Q – Comment le ministère de l'Education nationale compte-t-il obtenir une harmonisation des formations supérieures en Europe, tant pour la durée des études que pour l'équivalence des diplômes, dont vous avez formulé le souhait à de nombreuses reprises cette année ?
R – Claude Allègre – Il est clair que si nous voulons promouvoir les formations et la recherche française, il faut en même temps nous soucier de la lisibilité et de la simplification de notre système universitaire. Lorsqu'un étudiant ou un jeune chercheur étranger nous fait l'honneur de venir étudier dans notre pays, la moindre des choses est de lui délivrer à la sortie du diplôme ou un niveau d'études qui soit reconnu dans le sien, et qui lui permette, à son retour, soit de trouver un emploi, soit de poursuivre des études chez lui. Notre ministère s'emploie actuellement à soutenir et à encourager un vaste débat initié par les universitaires européens eux-mêmes, qui, tout en tenant à préserver leur diversité et leurs spécificités, s'interrogent sur la manière dont ils pourront, ensemble, s'inscrire dans la compétition mondiale. Or, comme je le répète souvent, cette compétition sera avant tout celle de la matière grise. C'est pourquoi, à l'heure où nous construisons l'Europe économique et monétaire, il nous fait aussi préparer notre cohésion culturelle et intellectuelle.

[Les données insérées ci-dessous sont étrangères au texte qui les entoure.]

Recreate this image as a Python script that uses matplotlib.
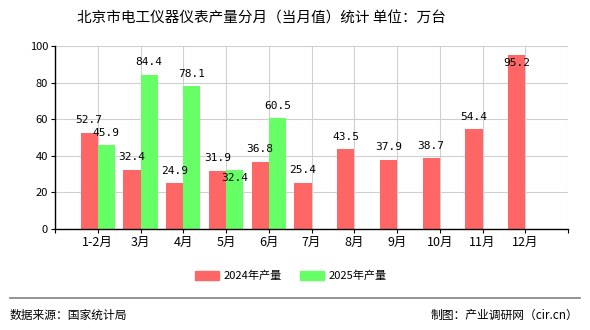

J'ai, récemment, demandé à la commission Attali d'étudier comment, dans ce contexte d'édification d'un nouvel espace culturel solidaire, condition nécessaire à l'émergence d'une citoyenneté européenne, il serait possible à la France, tout en conservant ses structures propres, d'adapter le dispositif complexe de ses universités et de ses grandes écoles aux exigences du monde de demain.
Conscient d'un enjeu majeur pour l'université européenne du XXIème siècle, j'ai voulu, dès mon arrivée, donner une nouvelle impulsion à cette réflexion.
Le huit centième anniversaire de l'Université de Paris vient de nous offrir l'occasion de déclarer la volonté commune des universitaires et des politiques d'encourager et d'accélérer ce processus d'harmonisation des cursus, qui s'est mis en place très naturellement, depuis quelques années, à l'échelle de l'Europe.